Step 5: Review Projects to Solve “Practical Problems”
The final step is the transition from “knowing how to program” to “being able to work,” with the core being “working on projects with problems”:
1. Find real projects to practice: for example, help a small factory convert a manual device to automatic (e.g., changing manual feeding to sensor-based automatic feeding), or find open-source projects online (like PLC-controlled automated parking systems) and try to independently complete the entire process from “IO allocation table → electrical diagram → program writing → debugging.”
2. Record “pitfalls” for review: If you encounter “the program runs normally but the device does not move” during debugging, is it due to incorrect wiring? Or did the sensor signal not come through? Or is the timer parameter set too low? Write down these issues and solutions so that you can respond quickly next time you encounter similar situations.
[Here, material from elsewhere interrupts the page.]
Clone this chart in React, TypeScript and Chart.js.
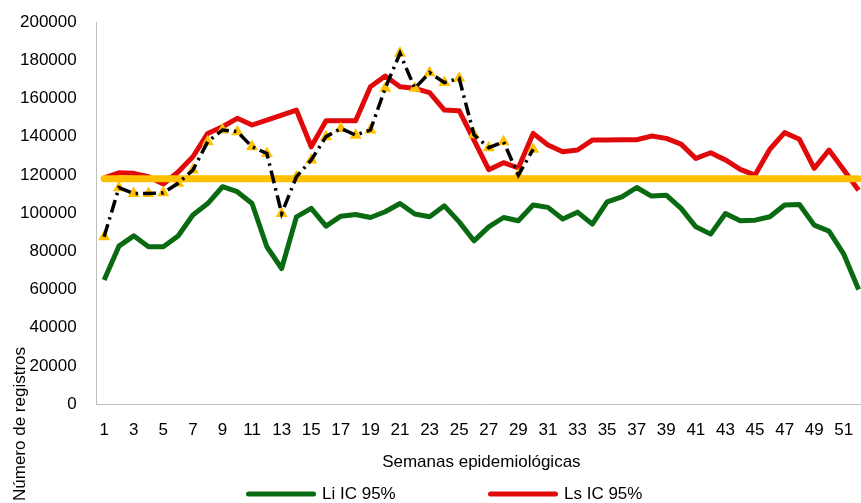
import React, { useEffect, useRef } from 'react';
import { Chart, registerables } from 'chart.js';

Chart.register(...registerables);

// ---- Data ----
const weeks = [
  '1', '2', '3', '4', '5', '6', '7', '8', '9', '10', '11', '12', '13', '14', '15', '16', '17', '18',
  '19', '20', '21', '22', '23', '24', '25', '26', '27', '28', '29', '30', '31', '32', '33', '34', '35',
  '36', '37', '38', '39', '40', '41', '42', '43', '44', '45', '46', '47', '48', '49', '50', '51', '52',
];

const liIC = [
  65000, 82700, 88100, 82400, 82400, 88000, 99000, 105000, 113800, 111200, 105000, 82400, 71000,
  98000, 102500, 93200, 98400, 99300, 97700, 100700, 105000, 99500, 98100, 103800, 95400, 85500,
  92800, 97700, 96000, 104200, 103000, 96900, 100500, 94200, 105900, 108500, 113400, 108900, 109400,
  102500, 92800, 89000, 99800, 96000, 96300, 98100, 104200, 104500, 93700, 90600, 78500, 60000,
];

const lsIC = [
  118500, 121100, 120800, 119000, 115200, 121500, 129500, 141700, 145200, 149600, 146100, 148700,
  151300, 153900, 134700, 148300, 148300, 148300, 166100, 171700, 166100, 165300, 163000, 153900,
  153600, 138200, 122700, 126400, 123600, 141700, 135600, 132100, 133000, 138200, 138200, 138400,
  138400, 140300, 139100, 136100, 128600, 131600, 127800, 122900, 119900, 133400, 142100, 138600,
  123400, 133000, 122500, 112000,
];

const observed = [
  87600, 113300, 110300, 110300, 110600, 115600, 122500, 137300, 143500, 142600, 134700, 131200,
  99800, 119000, 127800, 140000, 144300, 140800, 143500, 165300, 183600, 165300, 173500, 168300,
  170500, 141000, 134200, 137300, 119900, 133400,
];

const promedio = 118000;

const yMin = 0;
const yMax = 200000;
const yStep = 20000;

const LABEL_LI = 'Li IC 95%';
const LABEL_LS = 'Ls IC 95%';
const LABEL_OBS = 'Casos';
const LABEL_PROM = 'Promedio';
const xTitle = 'Semanas epidemiológicas';
const yTitle = 'Número de registros';

// ---- Styles ----
const FONT = "'Liberation Sans', Arial, sans-serif";
const GREEN = '#0A6A12';
const RED = '#E00A0A';
const GOLD = '#FFC000';
const AXIS = '#BFBFBF';
const TEXT = '#000000';

const yTitlePlugin = {
  id: 'yTitlePlugin',
  afterDraw(chart: any) {
    const ctx = chart.ctx;
    ctx.save();
    ctx.translate(20, 424);
    ctx.rotate(-Math.PI / 2);
    ctx.font = `17px ${FONT}`;
    ctx.fillStyle = TEXT;
    ctx.textAlign = 'center';
    ctx.textBaseline = 'middle';
    ctx.fillText(yTitle, 0, 0);
    ctx.restore();
  },
};

const legendPlugin = {
  id: 'legendPlugin',
  afterDraw(chart: any) {
    const ctx = chart.ctx;
    const entries = [
      { label: LABEL_LI, x: 246 },
      { label: LABEL_LS, x: 488 },
    ];
    const y = 494;
    ctx.save();
    for (const e of entries) {
      const ds = chart.data.datasets.find((d: any) => d.label === e.label);
      if (!ds) continue;
      ctx.strokeStyle = ds.borderColor;
      ctx.lineWidth = 5;
      ctx.lineCap = 'round';
      ctx.beginPath();
      ctx.moveTo(e.x + 2.5, y);
      ctx.lineTo(e.x + 70 - 2.5, y);
      ctx.stroke();
      ctx.font = `17px ${FONT}`;
      ctx.fillStyle = TEXT;
      ctx.textAlign = 'left';
      ctx.textBaseline = 'middle';
      ctx.fillText(ds.label, e.x + 76, y);
    }
    ctx.restore();
  },
};

export default function App() {
  const canvasRef = useRef<HTMLCanvasElement | null>(null);

  useEffect(() => {
    if (!canvasRef.current) return;
    const chart = new Chart(canvasRef.current, {
      type: 'line',
      data: {
        labels: weeks,
        datasets: [
          {
            label: LABEL_OBS,
            data: observed,
            borderColor: '#000000',
            borderWidth: 3.5,
            borderDash: [13, 5, 2.5, 5],
            pointRadius: 0,
            fill: false,
            tension: 0,
            order: 0,
          },
          {
            label: LABEL_OBS + ' (marcador)',
            data: observed,
            showLine: false,
            pointStyle: 'triangle',
            pointRadius: 7,
            pointBackgroundColor: GOLD,
            pointBorderColor: GOLD,
            pointBorderWidth: 0,
            order: 1,
          },
          {
            label: LABEL_PROM,
            data: [
              { x: weeks[0], y: promedio },
              { x: weeks[weeks.length - 1], y: promedio },
            ],
            borderColor: GOLD,
            borderWidth: 7,
            borderCapStyle: 'round',
            pointRadius: 0,
            fill: false,
            order: 2,
          },
          {
            label: LABEL_LS,
            data: lsIC,
            borderColor: RED,
            backgroundColor: RED,
            borderWidth: 5,
            borderJoinStyle: 'round',
            pointRadius: 0,
            fill: false,
            tension: 0,
            order: 3,
          },
          {
            label: LABEL_LI,
            data: liIC,
            borderColor: GREEN,
            backgroundColor: GREEN,
            borderWidth: 5,
            borderJoinStyle: 'round',
            pointRadius: 0,
            fill: false,
            tension: 0,
            order: 4,
          },
        ],
      } as any,
      options: {
        animation: false,
        responsive: false,
        devicePixelRatio: 1,
        layout: { padding: { left: 0, top: 22, right: 0, bottom: 22 } },
        plugins: {
          legend: { display: false },
          tooltip: { enabled: false },
        },
        scales: {
          x: {
            type: 'category',
            offset: true,
            grid: { display: false, drawTicks: false },
            border: { display: true, color: AXIS, width: 1 },
            afterFit: (scale: any) => {
              scale.paddingLeft = 0;
              scale.paddingRight = 0;
            },
            ticks: {
              autoSkip: false,
              maxRotation: 0,
              minRotation: 0,
              padding: 16,
              color: TEXT,
              font: { family: FONT, size: 17 },
              callback: (_v: any, i: number) => (i % 2 === 0 ? weeks[i] : ''),
            },
            title: {
              display: true,
              text: xTitle,
              color: TEXT,
              font: { family: FONT, size: 17 },
              padding: { top: -4, bottom: 8 },
            },
          },
          y: {
            min: yMin,
            max: yMax,
            grid: { display: false, drawTicks: false },
            border: { display: true, color: AXIS, width: 1 },
            afterFit: (scale: any) => {
              scale.paddingTop = 0;
              scale.paddingBottom = 0;
            },
            ticks: {
              stepSize: yStep,
              padding: 20,
              color: TEXT,
              font: { family: FONT, size: 17 },
              callback: (v: any) => String(v),
            },
          },
        },
      } as any,
      plugins: [yTitlePlugin, legendPlugin],
    });
    return () => chart.destroy();
  }, []);

  return (
    <div
      style={{
        position: 'fixed',
        left: 0,
        top: 0,
        width: 861,
        height: 503,
        overflow: 'hidden',
        background: '#ffffff',
      }}
    >
      <canvas ref={canvasRef} width={873} height={503} style={{ display: 'block' }} />
    </div>
  );
}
3. Learn a bit of advanced functionality: for example, communication between PLC and touch screens (HMI) (Kunlun Tongtai, Weichuang), or interaction between PLC and frequency converters (Modbus protocol)—these are essential skills on-site, and mastering them will allow you to take on more complex projects.
Key Reminders: Avoid Three Common Pitfalls
1. Don’t get lost in “instruction manuals”: The commonly used instructions in industrial settings do not exceed 30; mastering the basic instructions is more useful than memorizing all instructions.
2. Don’t just learn “software”: Wiring, troubleshooting, and understanding electrical diagrams are fundamental skills; otherwise, no matter how well you write the program, if the wiring is wrong on-site, it amounts to nothing.
3. Don’t fear “debugging errors”: PLC is a “trial-and-error” skill; it is normal for the first debugging to fail; the key is to find the reason—this is the process of accumulating experience.
There is no shortcut to mastering PLCs, but as long as you follow the path of “foundation → tools → cases → process → projects,” you can acquire entry-level practical skills in 2-3 months. After accumulating enough project experience in 1-2 years, you will be highly sought after in the field of industrial automation.